Crystal graph convolutional neural networks (CGCNNs) have revolutionized materials research by eliminating the need for manual feature engineering. However, their lack of interpretability and sensitivity to structural distortions hinders their application in substitution engineering. Therefore, we propose an innovative adversarial example method for guiding feature construction and enhancing the interpretability of CGCNNs. In this study, our focus lies on identifying CsSnBr3−xIx configurations with high-energy conversion efficiency. Initially, we train a CGCNN classifier as a benchmark. Subsequently, we perturb input data to generate a low-performance classifier and identify adversarial examples based on incorrect predictions. Upon comparing these examples with normal examples, we observe substantial structural distortions in adversarial cases, serving as inspiration for the creation of disorder-related features.

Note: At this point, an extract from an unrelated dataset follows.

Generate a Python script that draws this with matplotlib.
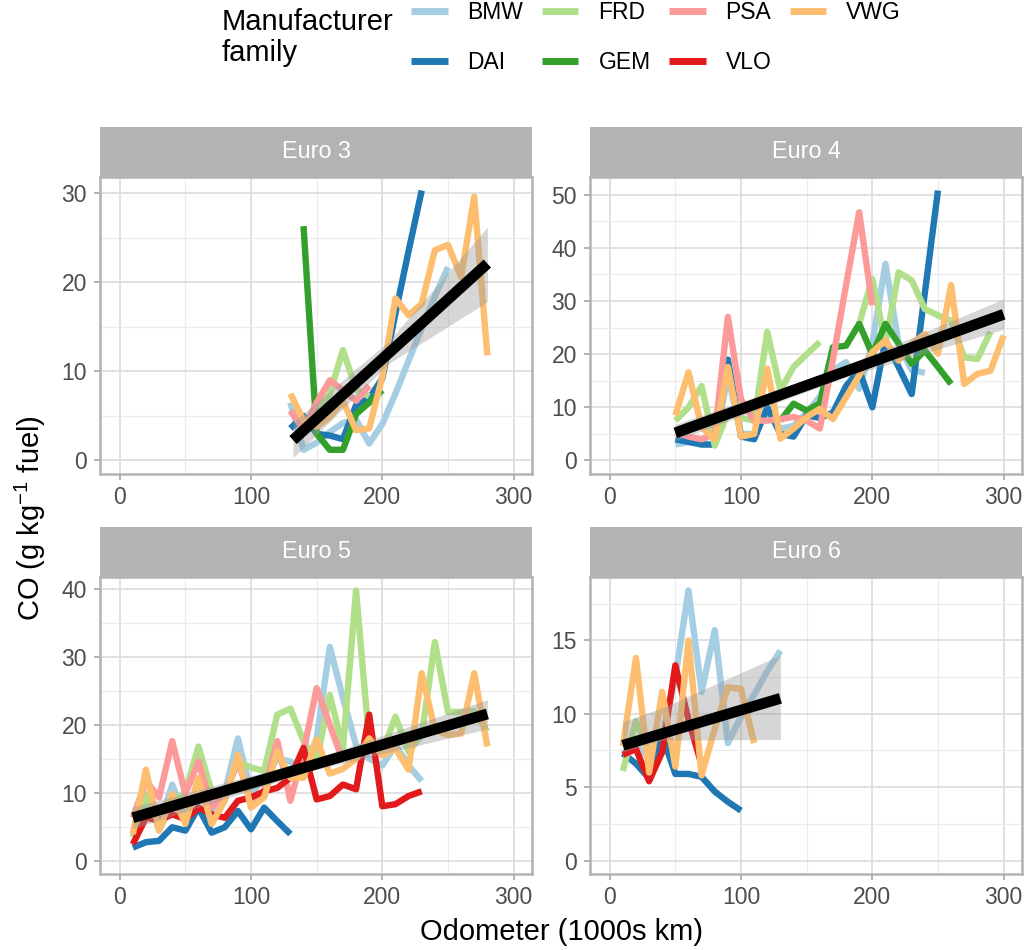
import numpy as np
import matplotlib

# Headless backend
matplotlib.use("Agg")

import matplotlib.pyplot as plt
from matplotlib.lines import Line2D
from matplotlib.ticker import MultipleLocator

plt.rcParams["font.family"] = ["Liberation Sans", "DejaVu Sans"]
plt.rcParams["mathtext.fontset"] = "custom"
plt.rcParams["mathtext.rm"] = "Liberation Sans"
plt.rcParams["mathtext.it"] = "Liberation Sans:italic"

nan = float("nan")

# ==========
# CATEGORIES
# ==========
MAKERS = ["BMW", "DAI", "FRD", "GEM", "PSA", "VLO", "VWG"]
COLOURS = {
    "BMW": "#A6CEE3", "DAI": "#1F78B4", "FRD": "#B2DF8A", "GEM": "#33A02C",
    "PSA": "#FB9A99", "VLO": "#E31A1C", "VWG": "#FDBF6F",
}

# ==================================
# EURO 3 (odometer bins, 1000s km)
# ==================================
E3_ODO = [130, 140, 150, 160, 170, 180, 190, 200, 210, 220, 230, 240, 250, 260, 270, 280]
E3_BMW = [6.5, 1.2, 2.0, 3.2, 4.2, 4.6, 1.9, 4.1, 7.5, 11.2, 14.8, 18.4, 21.7, nan, nan, nan]
E3_DAI = [3.6, 5.0, 3.0, 2.8, 2.4, 6.2, 7.0, 9.2, 16.5, 23.5, 30.3, nan, nan, nan, nan, nan]
E3_FRD = [nan, nan, 5.5, 7.5, 12.4, 8.0, 7.2, nan, nan, nan, nan, nan, nan, nan, nan, nan]
E3_GEM = [nan, 26.3, 3.0, 1.2, 1.2, 5.2, 6.5, 7.9, nan, nan, nan, nan, nan, nan, nan, nan]
E3_PSA = [5.6, 3.5, 6.5, 9.0, 7.9, 6.7, 8.4, nan, nan, nan, nan, nan, nan, nan, nan, nan]
E3_VWG = [7.5, 4.5, 3.8, 4.9, 6.7, 3.4, 3.6, 9.4, 18.2, 16.3, 17.6, 23.6, 24.2, 20.6, 29.6, 11.8]
E3_FIT_X = [132, 280]
E3_FIT_Y = [2.3, 22.1]
E3_RIB_X = [132, 205, 280]
E3_RIB_LO = [0.3, 10.9, 17.8]
E3_RIB_HI = [4.3, 13.4, 26.2]

# ======
# EURO 4
# ======
E4_ODO = [50, 60, 70, 80, 90, 100, 110, 120, 130, 140, 150, 160, 170,
          180, 190, 200, 210, 220, 230, 240, 250, 260, 270, 280, 290, 300]
E4_BMW = [3.0, 3.5, 3.2, 3.0, 16.0, 5.0, 5.0, 9.0, 6.0, 6.5, 9.0, 12.0, 17.0,
          18.5, 13.5, 22.0, 37.0, 22.0, 17.0, 16.5, nan, nan, nan, nan, nan, nan]
E4_DAI = [4.0, 3.5, 3.0, 3.0, 19.0, 4.5, 4.0, 10.0, 5.0, 4.5, 8.5, 8.0, 9.0,
          14.0, 17.0, 10.0, 22.6, 17.6, 12.5, 31.5, 50.8, nan, nan, nan, nan, nan]
E4_FRD = [7.5, 10.0, 14.0, 2.8, 9.0, 8.0, 7.5, 24.2, 13.2, 17.6, 20.0, 22.3, nan,
          nan, 25.7, 34.2, 22.0, 35.4, 33.9, 28.5, 27.3, 26.3, 19.4, 19.1, 24.2, nan]
E4_GEM = [nan, nan, nan, nan, nan, nan, nan, nan, 7.5, 10.7, 9.4, 10.7, 21.3,
          21.6, 25.7, 20.0, 25.7, 22.0, 18.2, 20.7, 17.6, 14.4, nan, nan, nan, nan]
E4_PSA = [5.3, 4.5, 4.0, 5.0, 27.0, 11.5, 7.5, 7.5, 7.8, 8.2, 7.5, 6.0, 19.0,
          33.0, 46.7, 29.2, nan, nan, nan, nan, nan, nan, nan, nan, nan, nan]
E4_VWG = [8.5, 16.6, 6.3, 4.0, 17.6, 4.5, 5.0, 17.3, 4.1, 6.0, 8.2, 9.7, 7.8,
          11.9, 16.0, 20.4, 22.6, 18.8, 22.0, 23.8, 20.1, 33.0, 14.4, 16.3, 16.9, 23.5]
E4_FIT_X = [50, 300]
E4_FIT_Y = [5.2, 27.5]
E4_RIB_X = [50, 175, 300]
E4_RIB_LO = [3.7, 15.3, 24.7]
E4_RIB_HI = [6.8, 17.4, 30.4]

# ======
# EURO 5
# ======
E5_ODO = [10, 20, 30, 40, 50, 60, 70, 80, 90, 100, 110, 120, 130, 140,
          150, 160, 170, 180, 190, 200, 210, 220, 230, 240, 250, 260, 270, 280]
E5_BMW = [4.0, 8.5, 5.0, 11.2, 6.0, 12.0, 7.0, 10.0, 18.0, 10.0, 12.0, 15.0, 14.6, 13.0,
          18.0, 31.5, 24.0, 17.0, 15.0, 14.0, 17.0, 14.0, 11.7, nan, nan, nan, nan, nan]
E5_DAI = [1.9, 2.7, 2.9, 4.9, 4.4, 7.8, 4.1, 4.9, 7.3, 4.6, 7.8, 5.8, 3.9, nan,
          nan, nan, nan, nan, nan, nan, nan, nan, nan, nan, nan, nan, nan, nan]
E5_FRD = [3.4, 9.8, 4.5, 8.3, 10.2, 16.8, 10.2, 9.5, 14.6, 13.7, 13.2, 21.5, 22.4, 17.6,
          14.6, 24.4, 16.5, 39.8, 17.5, 16.0, 21.2, 16.0, 18.5, 32.2, 21.9, 21.9, 22.0, 19.0]
E5_PSA = [6.3, 11.7, 9.3, 17.6, 9.8, 14.6, 7.8, 9.8, 14.6, 8.8, 10.2, 17.6, 8.8, 16.1,
          25.4, 20.0, 14.6, nan, nan, nan, nan, nan, nan, nan, nan, nan, nan, nan]
E5_VLO = [2.4, 6.3, 5.9, 6.8, 6.1, 7.8, 6.8, 6.3, 8.8, 9.3, 10.2, 10.7, 12.2, 16.6,
          9.0, 9.5, 11.2, 10.5, 21.5, 8.0, 8.3, 9.5, 10.2, nan, nan, nan, nan, nan]
E5_VWG = [3.9, 13.4, 4.4, 9.8, 5.4, 12.2, 5.4, 8.8, 15.6, 7.8, 9.3, 16.1, 12.2, 12.2,
          17.8, 12.8, 13.5, 15.0, 18.0, 15.5, 16.5, 13.4, 27.6, 19.3, 18.5, 18.7, 27.6, 16.8]
E5_FIT_X = [10, 280]
E5_FIT_Y = [6.3, 21.6]
E5_RIB_X = [10, 145, 280]
E5_RIB_LO = [4.7, 13.2, 19.4]
E5_RIB_HI = [7.9, 14.8, 23.7]

# ======
# EURO 6
# ======
E6_ODO = [10, 20, 30, 40, 50, 60, 70, 80, 90, 100, 110, 120, 130]
E6_BMW = [7.3, 7.8, 7.0, 8.5, 12.5, 18.4, 11.5, 15.7, 8.0, 9.8, 11.3, 12.9, 14.3]
E6_DAI = [7.3, 6.6, 5.6, 8.5, 5.9, 5.9, 5.7, 4.7, 4.0, 3.4, nan, nan, nan]
E6_FRD = [6.1, 9.5, 7.5, nan, nan, nan, nan, nan, nan, nan, nan, nan, nan]
E6_VLO = [7.2, 7.6, 5.4, 7.4, 13.3, 9.6, 6.5, nan, nan, nan, nan, nan, nan]
E6_VWG = [7.8, 13.8, 6.0, 11.5, 6.4, 15.0, 5.8, 9.0, 11.8, 11.7, 8.0, nan, nan]
E6_FIT_X = [10, 130]
E6_FIT_Y = [7.85, 11.05]
E6_RIB_X = [10, 40, 130]
E6_RIB_LO = [7.4, 8.2, 8.25]
E6_RIB_HI = [9.45, 10.4, 14.0]

# ======
# LAYOUT
# ======
W, H = 1026, 950
PANEL_W = 432
PANEL_H = 297
STRIP_H = 50
LEFTS = [100, 590]
TOPS = [177, 577]   # panel top in pixels from the top of the figure

panels = [
    ("Euro 3", E3_ODO, {"BMW": E3_BMW, "DAI": E3_DAI, "FRD": E3_FRD, "GEM": E3_GEM,
                        "PSA": E3_PSA, "VWG": E3_VWG},
     E3_FIT_X, E3_FIT_Y, E3_RIB_X, E3_RIB_LO, E3_RIB_HI, 10),
    ("Euro 4", E4_ODO, {"BMW": E4_BMW, "DAI": E4_DAI, "FRD": E4_FRD, "GEM": E4_GEM,
                        "PSA": E4_PSA, "VWG": E4_VWG},
     E4_FIT_X, E4_FIT_Y, E4_RIB_X, E4_RIB_LO, E4_RIB_HI, 10),
    ("Euro 5", E5_ODO, {"BMW": E5_BMW, "DAI": E5_DAI, "FRD": E5_FRD, "PSA": E5_PSA,
                        "VLO": E5_VLO, "VWG": E5_VWG},
     E5_FIT_X, E5_FIT_Y, E5_RIB_X, E5_RIB_LO, E5_RIB_HI, 10),
    ("Euro 6", E6_ODO, {"BMW": E6_BMW, "DAI": E6_DAI, "FRD": E6_FRD, "VLO": E6_VLO,
                        "VWG": E6_VWG},
     E6_FIT_X, E6_FIT_Y, E6_RIB_X, E6_RIB_LO, E6_RIB_HI, 5),
]

BORDER = "#B3B3B3"

fig = plt.figure(figsize=(W / 100, H / 100), dpi=100)

for i, (title, odo, series, fit_x, fit_y, rib_x, rib_lo, rib_hi, ystep) in enumerate(panels):
    left = LEFTS[i % 2]
    top = TOPS[i // 2]
    ax = fig.add_axes([left / W, 1 - (top + PANEL_H) / H, PANEL_W / W, PANEL_H / H])

    for maker in MAKERS:
        if maker not in series:
            continue
        ax.plot(odo, series[maker], color=COLOURS[maker], lw=4.6,
                solid_capstyle="butt", solid_joinstyle="round", zorder=2)

    ax.fill_between(rib_x, rib_lo, rib_hi, color="#999999", alpha=0.4, lw=0, zorder=3)
    ax.plot(fit_x, fit_y, color="black", lw=7.8, solid_capstyle="butt", zorder=4)

    # y range: 0 .. data max, expanded 5% like ggplot
    ymax = max(np.nanmax(np.array(v, dtype=float)) for v in series.values())
    ymax = max(ymax, max(rib_hi))
    pad = 0.05 * ymax
    ax.set_ylim(-pad, ymax + pad)
    ax.set_xlim(-15, 314)

    ax.xaxis.set_major_locator(MultipleLocator(100))
    ax.xaxis.set_minor_locator(MultipleLocator(50))
    ax.yaxis.set_major_locator(MultipleLocator(ystep))
    ax.yaxis.set_minor_locator(MultipleLocator(ystep / 2))

    ax.set_axisbelow(True)
    ax.grid(which="major", color="#DEDEDE", lw=1.3)
    ax.grid(which="minor", color="#EBEBEB", lw=0.8)
    for sp in ax.spines.values():
        sp.set_color(BORDER)
        sp.set_linewidth(1.8)
    ax.tick_params(which="major", color=BORDER, length=4.5, width=1.4,
                   labelcolor="#4D4D4D", labelsize=16.5)
    ax.tick_params(axis="y", pad=5)
    ax.tick_params(axis="x", pad=4)
    ax.tick_params(which="minor", length=0)

    # facet strip
    sax = fig.add_axes([left / W, 1 - top / H, PANEL_W / W, STRIP_H / H])
    sax.set_facecolor(BORDER)
    sax.set_xticks([])
    sax.set_yticks([])
    for sp in sax.spines.values():
        sp.set_visible(False)
    sax.text(0.5, 0.5, title, color="white", fontsize=16.8,
             ha="center", va="center", transform=sax.transAxes)

# axis titles
fig.text(561 / W, 1 - 932 / H, "Odometer (1000s km)", fontsize=21,
         ha="center", va="center")
fig.text(30 / W, 1 - 518 / H, "CO (g kg$^{-1}$ fuel)", fontsize=21,
         rotation=90, ha="center", va="center")

# legend
handles = [Line2D([], [], color=COLOURS[m], lw=5, solid_capstyle="butt") for m in MAKERS]
fig.legend(handles, MAKERS, ncol=4, loc="upper left",
           bbox_to_anchor=(411 / W, 1 - 1 / H), frameon=False, fontsize=16.5,
           handlelength=1.6, handletextpad=0.87, columnspacing=0.8,
           labelspacing=1.17, borderpad=0, borderaxespad=0)
fig.text(222 / W, 1 - 8 / H, "Manufacturer\nfamily", fontsize=21,
         ha="left", va="top", linespacing=1.12)

fig.savefig("out.png", dpi=100)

Consequently, an interpretable model is developed, which surpasses CGCNNs with atomic position perturbations and a gradient-boosting classifier using general features. Notably, the previously overlooked feature “number of unequal atoms” plays an important role in offering crucial insights. Further analysis reveals that configurations with pronounced disorder can exhibit increased power density, thereby enhancing the energy conversion efficiency. Our work not only elucidates the impact of atom substitution on energy conversion efficiency but also provides a roadmap for constructing interpretable machine learning models.